– В Понятушки…
– В Понятушки. – Говорить было нелегко, мешал Сигизмундус со своею разгорающейся влюбленностью, которая несколько запоздала, а потому подобно ветрянке или иной какой детской болезни грозила протекать бурно, с осложнениями. – Неужто не нашлось кого… кого-нибудь… достойного… вас…
Каждое слово из Сигизмундуса приходилось выдавливать.
И Себастьян почти проклял тот миг, когда вздумалось воспользоваться именно этой личиной. А ведь представлялась она удобною именно в силу обыкновенной покорности той, другой стороны, которая ныне настоятельно требовала пасть к ногам семипудовой прелестницы да сочинить в честь ея оду.
Классическим трехстопным ямбом.
Или, того паче, неклассическим логаэдом.
А главное, что собственная Себастьянова поэтическая натура, несколько придавленная прозой криминального познаньского бытия, к мысли подобной отнеслась с немалым энтузиазмом.
– Так это… не хотели брать, – вынуждена была признаться Нюся. – У меня же ж и приданого сундук имеется… два!
Она показала два пальца.
– Тятька и корову обещался дать на обустройство…
Нюся тяжко вздохнула, и платье на ней опасно затрещало, грозя обернуть сей вздох локальною катастрофой. Впрочем, думалось вовсе не о катастрофе, но о своем, девичьем, и думалось тяжко. Не расскажешь же будущему жениху, что, невзирая на корову – а корова-то хорошая, трехлетка, с недавнего отелившаяся, – женихи Нюси сторонилися. Разве что Матвейка зачастил, да только Нюся сама его погнала, ибо поганец каких поискать. Такому волю дай, мигом пропьет и корову, и саму Нюсю с двумя сундуками ее приданого.
– Так ить… сваха солидного обещалася…
– И не только вам.
Нюся пожала плечиками. Оно-то верно, хотя ж тех, других, девок, с которыми выпало ехать, Нюся не знала и, положа руку на сердце, знать не желала.

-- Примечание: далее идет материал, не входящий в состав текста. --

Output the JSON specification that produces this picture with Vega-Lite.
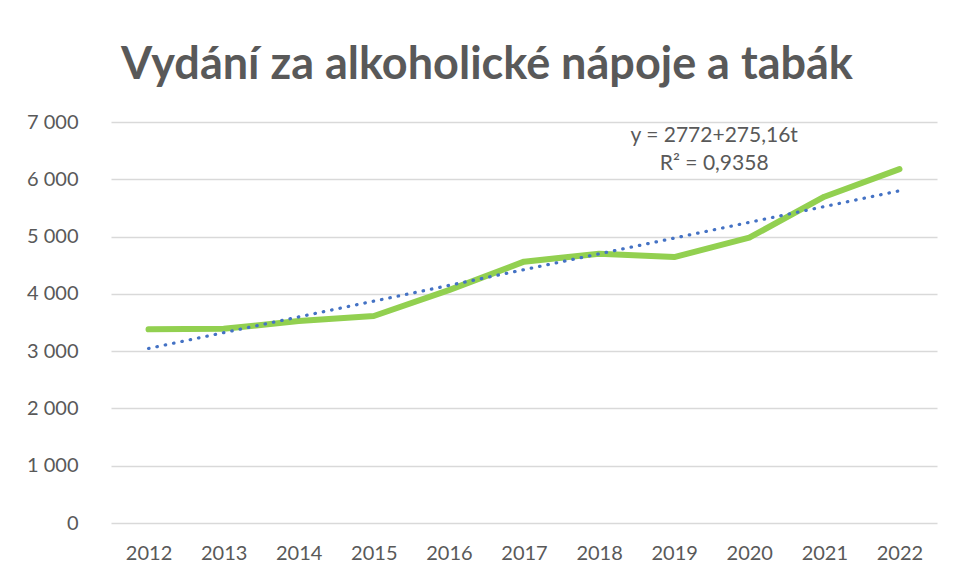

И вовсе в дружбу промеж девками не верила, ибо видела не раз и не два, что энтой дружбы – до первого жениха…
– Скажите… а вы давно ее знаете?
– Кого?
– Панну Зузинскую. – Сигизмундус был обижен, потому как не имелось у него настроения для деловых бесед, а строки оды, той самой, которую писать надобно ямбом, не складывались, во всяком случае не так, как должно.
– Дык… давно… уж месяца два почитай. Она с тятькой на ярмарке еще сговорилася… и взяла недорого…
– Два месяца. – Сигизмундус престранно дернулся, но тут же застыл, едва ли не на вытяжку. – Вы знаете ее всего два месяца и отправились неизвестно куда?
– Чегой это неизвестно? – удивилась Нюся.
Удивила ее вовсе не тема разговора, но то раздражение, которое прозвучало в голосе тихого Сигизмундуса. Он, оказывается, и кричать способный…
– Известно. В Понятушки.
А может, и к лучшему? Тятька вона тоже случается, что на маменьку крикма кричит, а бывает, что и по столу кулаком жахнеть. Норов таков…
– А вы не думали, что в этих самых Понятушках вас может ждать вовсе не жених.
– А кто? – Нюся нахмурилась.
– Ну… – Сигизмундус замялся.
Он не мог оскорбить слух своей прекрасной дамы наименованием места, в котором зачастую оказывались девы юные и наивные. И нежелание его было столь сильным, что Себастьян зарычал.
– Чегой это у вас? – поинтересовалась Нюся, втайне радуясь, что неприятную тему жениховства можно обойти. – В животе урчить, что ли?
– В животе… – Себастьян немалым усилием воли убрал проклюнувшиеся не к месту рога. – Урчит.
– От пирожка? От же ж… чуяла, что несвежие… ежель слабить будет, то у меня с собою маслице заговоренное есть. От живота – самое оно… принесть?
– Принесите.
Конфликт натур требовал немедленного разрешения. Желательно, чтобы произошло оно без посторонних…
– Б-будьте так любезны, – сдавленно произнес Себастьян и прислонился спиною к дребезжащей двери. С крыльями управиться было сложней, нежели с рогами.